On May 1, over 250 people gathered at the Old Manse to hear the National Trust for Historic Preservation designate Minute Man National Historical Park, Walden, and nearby landmarks as one of “America’s 11 Most Endangered Historic Places.” This endangered listing is due to plans to expand Hanscom Airport’s footprint and develop 522,000 square feet (the area of 36 football fields) of infrastructure for luxury private jets. The investment banker behind this massive development is aiming to break ground in 2025, the year we celebrate the 250th Anniversary of April 19th, 1775. The project threatens to double the private jet flights over the historic sites and cancel out all our communities’ efforts to reduce greenhouse gas emissions to net zero by 2050.
Thirty-eight thousand private jet flights emanating from Hanscom Airport annually already negatively impact the sites that define Concord as one of the most nationally, and internationally, historically significant towns in America. A doubling of that impact over these treasured resources is unconscionable, and the fact that private jet travel is the most climate-destructive form of travel per passenger mile makes this project simply indefensible.

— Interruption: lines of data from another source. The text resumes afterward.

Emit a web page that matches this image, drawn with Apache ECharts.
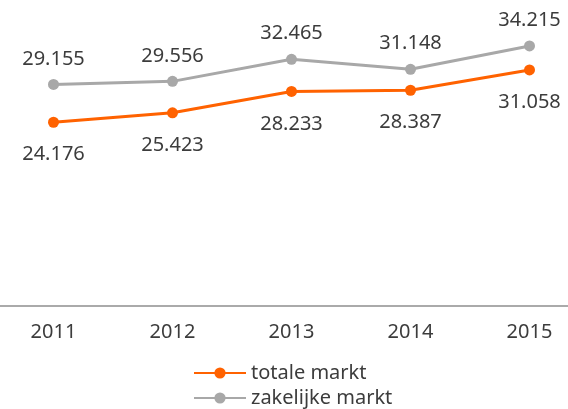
<!DOCTYPE html>
<html>
<head>
<meta charset="utf-8">
<script src="https://cdn.jsdelivr.net/npm/echarts@6/dist/echarts.min.js"></script>
<style>
  html, body { margin: 0; padding: 0; background: #fff; }
  #chart { width: 568px; height: 409px; }
</style>
</head>
<body>
<div id="chart"></div>
<script>
const years = ['2011', '2012', '2013', '2014', '2015'];
const totaleMarkt = [24.176, 25.423, 28.233, 28.387, 31.058];
const zakelijkeMarkt = [29.155, 29.556, 32.465, 31.148, 34.215];
const seriesNames = ['totale markt', 'zakelijke markt'];

const chart = echarts.init(document.getElementById('chart'));
const font = '"Noto Sans", sans-serif';
const textColor = '#3c3c3c';

// one legend per row so they stack
const legendRow = (name, top) => ({
  left: 193,
  top: top,
  padding: 0,
  itemWidth: 52,
  itemHeight: 14,
  textStyle: { color: textColor, fontSize: 20, fontFamily: font },
  data: [name]
});

chart.setOption({
  animation: false,
  textStyle: { fontFamily: font },
  grid: { left: -6, width: 595, top: 2, height: 304, outerBoundsMode: 'none' },
  legend: [legendRow(seriesNames[0], 363), legendRow(seriesNames[1], 388)],
  xAxis: {
    type: 'category',
    data: years,
    axisLine: { lineStyle: { color: '#aaaaaa', width: 2 } },
    axisTick: { show: false },
    axisLabel: { color: textColor, fontSize: 20, margin: 16, fontFamily: font }
  },
  yAxis: {
    type: 'value',
    min: 0,
    max: 40,
    show: false,
    splitLine: { show: false }
  },
  series: [
    {
      name: seriesNames[0],
      type: 'line',
      data: totaleMarkt,
      symbol: 'circle',
      symbolSize: 11,
      color: '#ff6200',
      lineStyle: { width: 3, color: '#ff6200' },
      label: {
        show: true,
        position: 'bottom',
        distance: 17,
        color: textColor,
        fontSize: 20,
        fontFamily: font,
        formatter: p => p.value.toFixed(3)
      }
    },
    {
      name: seriesNames[1],
      type: 'line',
      data: zakelijkeMarkt,
      symbol: 'circle',
      symbolSize: 11,
      color: '#a8a8a8',
      lineStyle: { width: 3, color: '#a8a8a8' },
      label: {
        show: true,
        position: 'top',
        distance: 10,
        color: textColor,
        fontSize: 20,
        fontFamily: font,
        formatter: p => p.value.toFixed(3)
      }
    }
  ]
});
</script>
</body>
</html>
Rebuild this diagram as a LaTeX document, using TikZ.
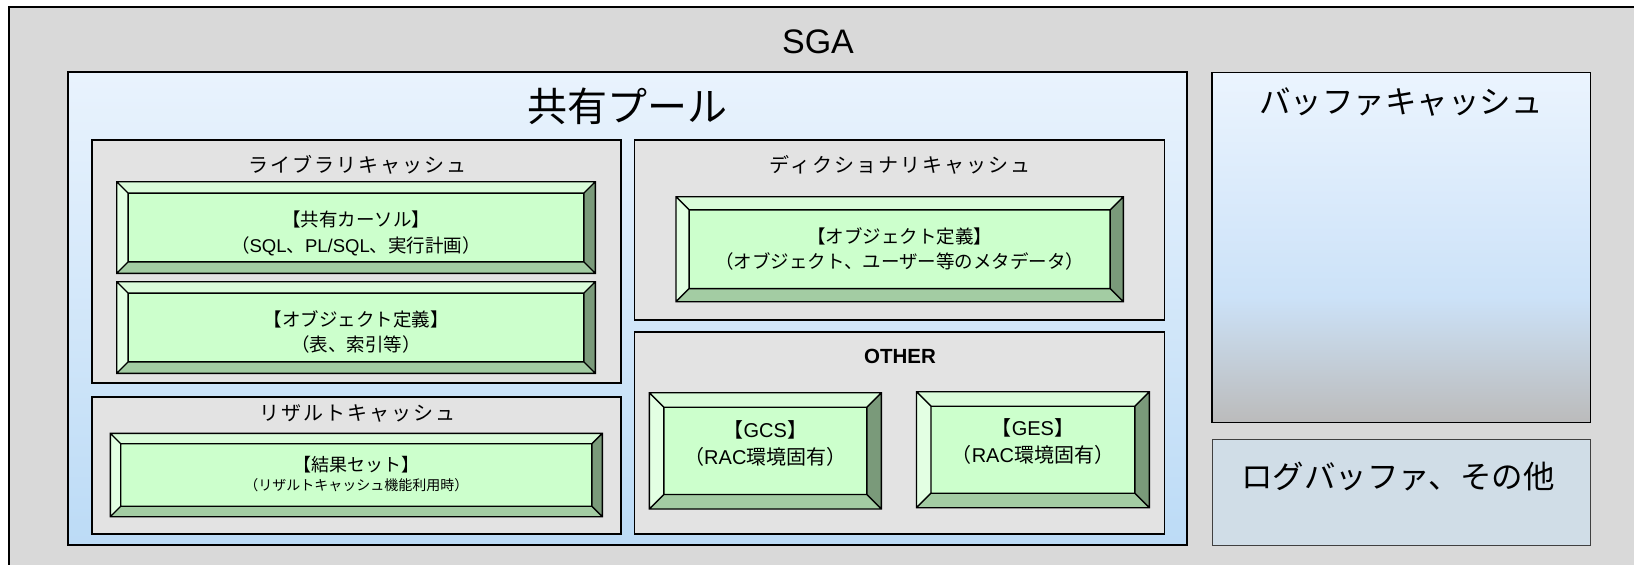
\documentclass[tikz,border=0pt]{standalone}
\usepackage{fontspec}
\setmainfont{Noto Sans CJK JP}
\newfontfamily\arialf{Liberation Sans}
\usetikzlibrary{calc}
\definecolor{sgagray}{HTML}{D9D9D9}
\definecolor{panelgray}{HTML}{E3E3E3}
\definecolor{pooltop}{HTML}{E9F3FD}
\definecolor{poolbot}{HTML}{BCDBF6}
\definecolor{buftop}{HTML}{EBF4FE}
\definecolor{bufmid}{HTML}{CCE2F8}
\definecolor{bufbot}{HTML}{BBBBBB}
\definecolor{logfill}{HTML}{D0DDE7}
\definecolor{bvface}{HTML}{CCFFCC}
\definecolor{bvtop}{HTML}{DAFCDA}
\definecolor{bvleft}{HTML}{E3FFE3}
\definecolor{bvbottom}{HTML}{A3CCA3}
\definecolor{bvright}{HTML}{7A9A7A}
\pgfdeclareverticalshading{bufshade}{100bp}{color(0bp)=(bufbot); color(25bp)=(bufbot); color(43bp)=(bufmid); color(75bp)=(buftop); color(100bp)=(buftop)}
\newcommand\lat[1]{{\arialf #1}}
\tikzset{
  boxbase/.style={anchor=north west, inner sep=0pt, outer sep=0pt},
  sgabox/.style={boxbase, draw=black, line width=1.3pt, fill=sgagray},
  poolbox/.style={boxbase, draw=black, line width=1.3pt, top color=pooltop, bottom color=poolbot},
  panel/.style={boxbase, draw=black, line width=1.3pt, fill=panelgray},
  bufbox/.style={boxbase, draw=black, line width=1.3pt, shading=bufshade},
  logbox/.style={boxbase, draw=black!75, line width=1pt, fill=logfill},
  bevelline/.style={draw=black, line width=1.4pt, line join=miter},
  beveltext/.style={align=center, inner sep=0pt, font=\fontsize{18.5}{25.5}\selectfont},
  paneltitle/.style={inner sep=0pt, font=\fontsize{20}{24}\selectfont\addfontfeature{LetterSpace=10}},
  bigtitle/.style={inner sep=0pt, font=\fontsize{31.5}{36}\selectfont},
}
% box node: style, name, x1, y1, x2, y2
\newcommand\boxnode[6]{%
  \node[#1, minimum width={(#5-#3)*1pt}, minimum height={(#6-#4)*1pt}] (#2) at (#3,#4) {};}
% bevel: name, x1, y1, x2, y2, text centre y, text
\newcommand\bevelbox[7]{%
  \pgfmathsetmacro\bvw{0.125*min(#4-#2,#5-#3)}%
  \coordinate (#1-A) at (#2,#3);
  \coordinate (#1-B) at (#4,#3);
  \coordinate (#1-C) at (#4,#5);
  \coordinate (#1-D) at (#2,#5);
  \coordinate (#1-a) at ($(#1-A)+(\bvw,\bvw)$);
  \coordinate (#1-b) at ($(#1-B)+(-\bvw,\bvw)$);
  \coordinate (#1-c) at ($(#1-C)+(-\bvw,-\bvw)$);
  \coordinate (#1-d) at ($(#1-D)+(\bvw,-\bvw)$);
  \fill[bvtop] (#1-A) -- (#1-B) -- (#1-b) -- (#1-a) -- cycle;
  \fill[bvright] (#1-B) -- (#1-C) -- (#1-c) -- (#1-b) -- cycle;
  \fill[bvbottom] (#1-D) -- (#1-C) -- (#1-c) -- (#1-d) -- cycle;
  \fill[bvleft] (#1-A) -- (#1-D) -- (#1-d) -- (#1-a) -- cycle;
  \fill[bvface] (#1-a) rectangle (#1-c);
  \draw[bevelline] (#1-A) rectangle (#1-C) (#1-a) rectangle (#1-c)
     (#1-A) -- (#1-a) (#1-B) -- (#1-b) (#1-C) -- (#1-c) (#1-D) -- (#1-d);
  \node[beveltext] (#1) at ({(#2+#4)/2},#6) {#7};}
\begin{document}
\begin{tikzpicture}[x=1pt,y=-1pt]
\useasboundingbox (0,0) rectangle (1634,565);
\clip (0,0) rectangle (1634,565);
\fill[white] (0,0) rectangle (1634,565);
% SGA
\boxnode{sgabox}{sga}{9}{7}{1660}{590}
\node[inner sep=0pt, font=\arialf\fontsize{34}{40}\selectfont] (sgat) at (818,42) {SGA};
% shared pool
\boxnode{poolbox}{pool}{68}{72}{1187}{545}
\node[inner sep=0pt, font=\fontsize{40}{46}\selectfont] (poolt) at (627.5,106) {共有プール};
% library cache
\boxnode{panel}{lib}{92}{140}{621}{383}
\node[paneltitle] (libt) at (357,165) {ライブラリキャッシュ};
\bevelbox{cur}{116.7}{181.7}{595.3}{273.3}{233.5}{【共有カーソル】\\（\lat{SQL}、\lat{PL/SQL}、実行計画）}
\bevelbox{obj}{116.7}{281.7}{595.3}{373.3}{332}{【オブジェクト定義】\\（表、索引等）}
% result cache
\boxnode{panel}{res}{92}{397}{621}{534}
\node[paneltitle] (rest) at (357,413.5) {リザルトキャッシュ};
\begin{scope}[beveltext/.append style={font=\fontsize{14}{19.5}\selectfont}]
\bevelbox{rset}{110.3}{433.3}{602.3}{516.7}{474}{{\fontsize{18}{19.5}\selectfont 【結果セット】}\\（リザルトキャッシュ機能利用時）}
\end{scope}
% dictionary cache
\boxnode{panel}{dict}{634.7}{140}{1164.3}{320}
\node[paneltitle] (dictt) at (900,165) {ディクショナリキャッシュ};
\bevelbox{dobj}{676}{196.7}{1123.3}{301.7}{249.2}{【オブジェクト定義】\\（オブジェクト、ユーザー等のメタデータ）}
% other
\boxnode{panel}{oth}{634.7}{332}{1164.3}{534}
\node[inner sep=0pt, font=\arialf\bfseries\fontsize{20.5}{24}\selectfont] (otht) at (900,356) {OTHER};
\begin{scope}[beveltext/.append style={font=\fontsize{20}{27.5}\selectfont}]
\bevelbox{gcs}{649.3}{392.7}{881.4}{509}{443.5}{【\lat{GCS}】\\（\lat{RAC}環境固有）}
\bevelbox{ges}{916.5}{391.7}{1149.3}{507.7}{441.7}{【\lat{GES}】\\（\lat{RAC}環境固有）}
\end{scope}
% buffer cache
\boxnode{bufbox}{buf}{1212}{72.7}{1590.7}{422.3}
\node[bigtitle] (buft) at (1401,102) {バッファキャッシュ};
% log buffer
\boxnode{logbox}{log}{1212}{439}{1590.7}{545}
\node[bigtitle] (logt) at (1398,477) {ログバッファ、その他};
\end{tikzpicture}
\end{document}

Ashley Judd, UN Population Fund Goodwill Ambassador, actor, and activist spoke in emphatic opposition to the proposed airport expansion and addressed the crowd at the endangered announcement saying, “I have learned in twenty years as an advocate: we can pretend to care, but we cannot pretend to show up. Thank you for showing up.”
Only a few hundred of us could fit under the tent at the Manse last week, but all of Concord, over 18,000 of us, have the opportunity to show up and show we care. Let’s all do our part to stop this expansion and save these irreplaceable sites.